Your goal ::
Take the lines from the beginning of the material through the line containing "69.8, 5.2, 5.2]" and retype them exactly, leaving the pictures out.

Dataset rows ::
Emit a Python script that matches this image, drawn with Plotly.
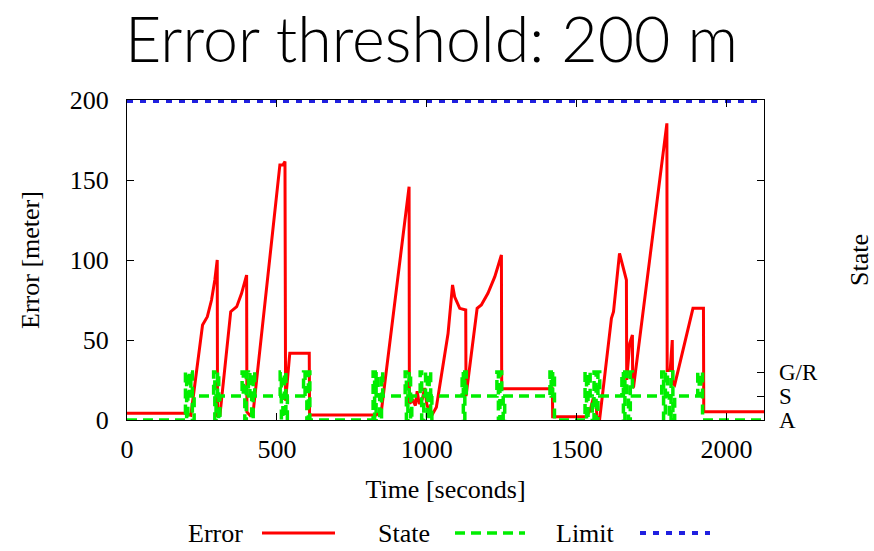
import plotly.graph_objects as go

# ---- data ----
error_t = [0, 193, 213, 252, 268, 282, 293, 301, 302, 310, 346, 366, 382, 399, 400, 410, 421,
           510, 520, 527, 529, 543, 608, 609, 832, 849, 941, 942, 955, 962, 968, 975, 985,
           993, 1000, 1010, 1017, 1032, 1071, 1086, 1093, 1110, 1130, 1131, 1168, 1182, 1204,
           1227, 1249, 1250, 1419, 1420, 1532, 1545, 1554, 1566, 1567, 1577, 1616, 1623, 1643,
           1666, 1667, 1677, 1686, 1687, 1690, 1790, 1801, 1802, 1812, 1819, 1820, 1827, 1888,
           1923, 1924, 2125]
error_v = [4.2, 4.2, 3, 59.4, 64.6, 75, 87.5, 100, 2, 3, 67.7, 70.8, 79, 90.6, 5, 3, 5.2,
           159.4, 159.4, 161.5, 12, 41.7, 41.7, 3.1, 3.1, 6.25, 145.8, 10.4, 12, 9, 18, 10, 13,
           20, 10, 4, 3, 8, 54, 84.4, 77, 69.8, 68.75, 15, 69.8, 71.9, 79.2,
           89.6, 103.1, 19.5, 19.5, 2.1, 2.1, 6, 12.5, 11, 2, 1, 63.5, 67.7, 104.2,
           87.5, 25, 47.9, 53.1, 20, 20.8, 166.7, 185.4, 31, 31, 50, 23, 21.9, 69.8,
           69.8, 5.2, 5.2]

# state levels: A = 0, S = 15, G/R = 30 (drawn on the same scale)
state_t = [0,
           195, 199, 203, 208, 213, 218, 224,
           289, 293, 297, 302, 306, 310,
           384, 388, 393, 398, 405, 410, 416, 421, 426,
           511, 515, 520, 525, 530, 535,
           589, 594, 600, 605, 610,
           821, 826, 831, 837, 843, 849, 853,
           928, 932, 937, 941, 946, 950,
           978, 983, 990, 996, 1002, 1008, 1013, 1017,
           1118, 1122, 1127, 1132,
           1234, 1239, 1244, 1250, 1255, 1260,
           1411, 1415, 1420, 1426,
           1528, 1533, 1538, 1545, 1552, 1558, 1565, 1571, 1577,
           1651, 1656, 1661, 1667, 1673, 1679, 1686,
           1784, 1790, 1796, 1803, 1809, 1815, 1821, 1827,
           1904, 1909, 1914, 1920,
           2125]
state_v = [0,
           30, 0, 30, 15, 30, 0, 15,
           30, 0, 15, 30, 0, 15,
           30, 15, 0, 30, 15, 30, 0, 30, 15,
           30, 0, 15, 30, 0, 15,
           30, 15, 0, 30, 0,
           30, 0, 30, 15, 0, 30, 15,
           30, 0, 15, 30, 0, 15,
           30, 0, 15, 30, 0, 30, 0, 15,
           30, 0, 30, 15,
           30, 0, 30, 15, 0, 15,
           30, 15, 30, 0,
           30, 0, 30, 15, 0, 30, 0, 30, 15,
           30, 0, 30, 15, 0, 30, 15,
           30, 0, 30, 15, 0, 30, 0, 15,
           30, 15, 30, 0,
           0]

limit_t = [0, 2125]
limit_v = [200, 200]

state_tickvals = [0, 15, 30]
state_ticktext = ["A", "S", "G/R"]

RED = "#ff0000"
GREEN = "#00ee00"
BLUE = "#2020e0"
SERIF = "Liberation Serif"

fig = go.Figure()
fig.add_trace(go.Scatter(x=error_t, y=error_v, mode="lines", name="Error",
                         line=dict(color=RED, width=3), showlegend=False))
fig.add_trace(go.Scatter(x=state_t, y=state_v, mode="lines", name="State",
                         line=dict(color=GREEN, width=3.5, dash="10px,6px", shape="hv"),
                         showlegend=False))
fig.add_trace(go.Scatter(x=limit_t, y=limit_v, mode="lines", name="Limit",
                         line=dict(color=BLUE, width=6, dash="6px,7px"), showlegend=False))
# invisible trace to activate right axis
fig.add_trace(go.Scatter(x=[0], y=[0], yaxis="y2", mode="lines", line=dict(width=0),
                         hoverinfo="skip", showlegend=False))

W, H = 874, 551
L, R, T, B = 127, 110, 100, 131

fig.update_layout(
    width=W, height=H,
    margin=dict(l=L, r=R, t=T, b=B, pad=0, autoexpand=False),
    paper_bgcolor="white", plot_bgcolor="white",
    showlegend=False,
    font=dict(family=SERIF, size=26, color="black"),
    title=dict(text="Error threshold: 200 m", x=431.5 / W, xref="container", xanchor="center",
               y=1 - 40 / H, yref="container", yanchor="middle", automargin=False,
               font=dict(family="Lato", size=62.7, color="black", weight=300)),
    xaxis=dict(range=[0, 2125], dtick=500, tick0=0, ticks="inside", ticklen=7,
               tickcolor="black", showline=True, linecolor="black", linewidth=1.2,
               mirror="ticks", showgrid=False, zeroline=False, automargin=False,
               ticklabelstandoff=6, tickfont=dict(size=26),
               title=dict(text="Time [seconds]", standoff=16, font=dict(size=26))),
    yaxis=dict(range=[0, 200], dtick=50, tick0=0, ticks="inside", ticklen=7,
               tickcolor="black", showline=True, linecolor="black", linewidth=1.2,
               mirror="ticks", showgrid=False, zeroline=False, automargin=False,
               ticklabelstandoff=12, tickfont=dict(size=26),
               title=dict(text="Error [meter]", standoff=22, font=dict(size=26))),
    yaxis2=dict(range=[0, 200], overlaying="y", side="right", tickvals=state_tickvals,
                ticktext=state_ticktext, ticks="inside", ticklen=7, tickcolor="black",
                showline=False, showgrid=False, zeroline=False, automargin=False,
                ticklabelstandoff=14, tickfont=dict(size=23),
                title=dict(text="State", standoff=42, font=dict(size=26))),
)

# manual legend (text before line sample, as in the reference)
def px2paper_x(px):
    return (px - L) / (W - L - R)

def py2paper_y(py):
    return (H - B - py) / (H - T - B)

ly = py2paper_y(533)
legend_items = [("Error", 245, 262, 335, dict(color=RED, width=3)),
                ("State", 432, 455, 525, dict(color=GREEN, width=3.5, dash="10px,6px")),
                ("Limit", 617, 640, 710, dict(color=BLUE, width=4, dash="6px,7px"))]
for text, tx, x0, x1, ln in legend_items:
    fig.add_annotation(text=text, x=px2paper_x(tx), y=ly, xref="paper", yref="paper",
                       xanchor="right", yanchor="middle", showarrow=False,
                       font=dict(family=SERIF, size=26, color="black"))
    fig.add_shape(type="line", xref="paper", yref="paper",
                  x0=px2paper_x(x0), x1=px2paper_x(x1), y0=ly, y1=ly, line=ln)

fig.write_html("out.html")
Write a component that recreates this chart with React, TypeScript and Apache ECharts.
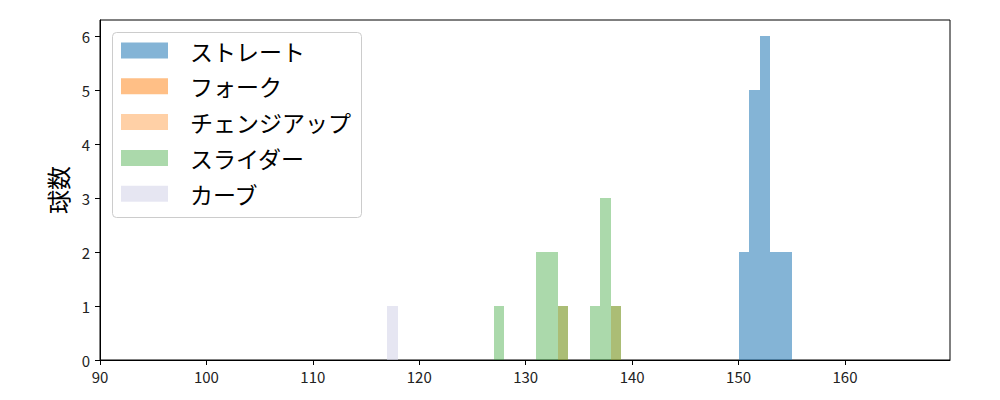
import React, { useEffect, useRef } from "react";
import * as echarts from "echarts";

const seriesNames = ["ストレート", "フォーク", "チェンジアップ", "スライダー", "カーブ"];
const seriesColors = [
  "rgba(31,119,180,0.55)",
  "rgba(255,127,14,0.5)",
  "rgba(255,127,14,0.37)",
  "rgba(44,160,44,0.4)",
  "rgba(214,214,234,0.6)",
];
const binWidth = 1;
const straightBins = [150, 151, 152, 153, 154];
const straightCounts = [2, 5, 6, 2, 2];
const forkBins: number[] = [];
const forkCounts: number[] = [];
const changeupBins = [133, 138];
const changeupCounts = [1, 1];
const sliderBins = [127, 131, 132, 133, 136, 137, 138];
const sliderCounts = [1, 2, 2, 1, 1, 3, 1];
const curveBins = [117];
const curveCounts = [1];
const xTicks = [90, 100, 110, 120, 130, 140, 150, 160];
const yTicks = [0, 1, 2, 3, 4, 5, 6];

const allBins = [straightBins, forkBins, changeupBins, sliderBins, curveBins];
const allCounts = [straightCounts, forkCounts, changeupCounts, sliderCounts, curveCounts];

const FONT = "'Noto Sans CJK JP', 'DejaVu Sans', sans-serif";

export default function App() {
  const ref = useRef<HTMLDivElement>(null);
  useEffect(() => {
    if (!ref.current) return;
    const chart = echarts.init(ref.current, null, { renderer: "svg" });
    const series = seriesNames.map((name, i) => {
      const color = seriesColors[i];
      return {
        name,
        type: "custom",
        itemStyle: { color },
        data: allBins[i].map((b, j) => [b, b + binWidth, allCounts[i][j]]),
        encode: { x: [0, 1], y: 2 },
        renderItem: (params: any, api: any) => {
          const p0 = api.coord([api.value(0), 0]);
          const p1 = api.coord([api.value(1), api.value(2)]);
          const x0 = Math.round(p0[0]);
          const x1 = Math.round(p1[0]);
          const y0 = Math.round(p0[1]);
          const y1 = Math.round(p1[1]);
          return {
            type: "rect",
            shape: { x: x0, y: y1, width: x1 - x0, height: y0 - y1 },
            style: { fill: color },
          };
        },
      };
    });
    chart.setOption({
      animation: false,
      textStyle: { fontFamily: FONT },
      grid: {
        left: 100,
        right: 50,
        top: 20,
        bottom: 40,
        show: true,
        borderColor: "#000",
        borderWidth: 1,
        backgroundColor: "transparent",
      },
      xAxis: {
        type: "value",
        min: xTicks[0],
        max: 169.87,
        interval: 10,
        axisLine: { show: true, lineStyle: { color: "#000", width: 1 } },
        axisTick: { show: true, inside: false, length: 5, lineStyle: { color: "#000" } },
        axisLabel: { color: "#222", fontSize: 15, margin: 9, fontFamily: FONT, showMaxLabel: false },
        splitLine: { show: false },
      },
      yAxis: {
        type: "value",
        min: yTicks[0],
        max: 6.3,
        interval: 1,
        name: "球数",
        nameLocation: "middle",
        nameGap: 31,
        nameTextStyle: { fontSize: 24, color: "#000", fontFamily: FONT },
        axisLine: { show: true, lineStyle: { color: "#000", width: 1 } },
        axisTick: { show: true, inside: false, length: 5, lineStyle: { color: "#000" } },
        axisLabel: { color: "#222", fontSize: 15, margin: 10, fontFamily: FONT, showMaxLabel: false },
        splitLine: { show: false },
      },
      legend: {
        orient: "vertical",
        left: 121,
        top: 39,
        padding: 0,
        itemWidth: 47,
        itemHeight: 16,
        itemGap: 12.8,
        icon: "rect",
        data: seriesNames,
        textStyle: { fontSize: 23, lineHeight: 23, color: "#000", fontFamily: FONT, padding: [0, 0, 0, 17] },
        selectedMode: false,
      },
      graphic: [
        {
          type: "rect",
          z: 3,
          shape: { x: 112.5, y: 32.5, width: 249, height: 185, r: 4 },
          style: { fill: "rgba(255,255,255,0.8)", stroke: "#cccccc", lineWidth: 1 },
        },
      ],
      series,
    });
    return () => chart.dispose();
  }, []);
  return (
    <div
      ref={ref}
      style={{ position: "fixed", left: 0, top: 0, width: 1000, height: 400, background: "#fff" }}
    />
  );
}
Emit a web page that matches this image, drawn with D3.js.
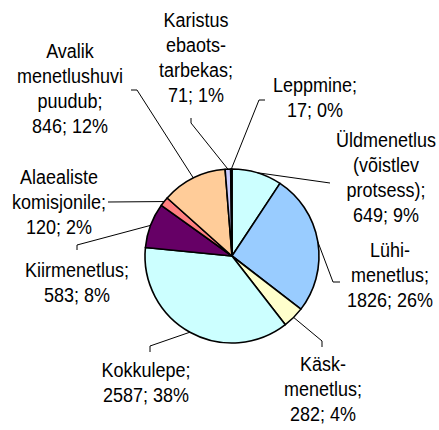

Exercise result ::
Emit a Python script that matches this image, drawn with Plotly.
import plotly.graph_objects as go

# ---- data ----
error_t = [0, 193, 213, 252, 268, 282, 293, 301, 302, 310, 346, 366, 382, 399, 400, 410, 421,
           510, 520, 527, 529, 543, 608, 609, 832, 849, 941, 942, 955, 962, 968, 975, 985,
           993, 1000, 1010, 1017, 1032, 1071, 1086, 1093, 1110, 1130, 1131, 1168, 1182, 1204,
           1227, 1249, 1250, 1419, 1420, 1532, 1545, 1554, 1566, 1567, 1577, 1616, 1623, 1643,
           1666, 1667, 1677, 1686, 1687, 1690, 1790, 1801, 1802, 1812, 1819, 1820, 1827, 1888,
           1923, 1924, 2125]
error_v = [4.2, 4.2, 3, 59.4, 64.6, 75, 87.5, 100, 2, 3, 67.7, 70.8, 79, 90.6, 5, 3, 5.2,
           159.4, 159.4, 161.5, 12, 41.7, 41.7, 3.1, 3.1, 6.25, 145.8, 10.4, 12, 9, 18, 10, 13,
           20, 10, 4, 3, 8, 54, 84.4, 77, 69.8, 68.75, 15, 69.8, 71.9, 79.2,
           89.6, 103.1, 19.5, 19.5, 2.1, 2.1, 6, 12.5, 11, 2, 1, 63.5, 67.7, 104.2,
           87.5, 25, 47.9, 53.1, 20, 20.8, 166.7, 185.4, 31, 31, 50, 23, 21.9, 69.8,
           69.8, 5.2, 5.2]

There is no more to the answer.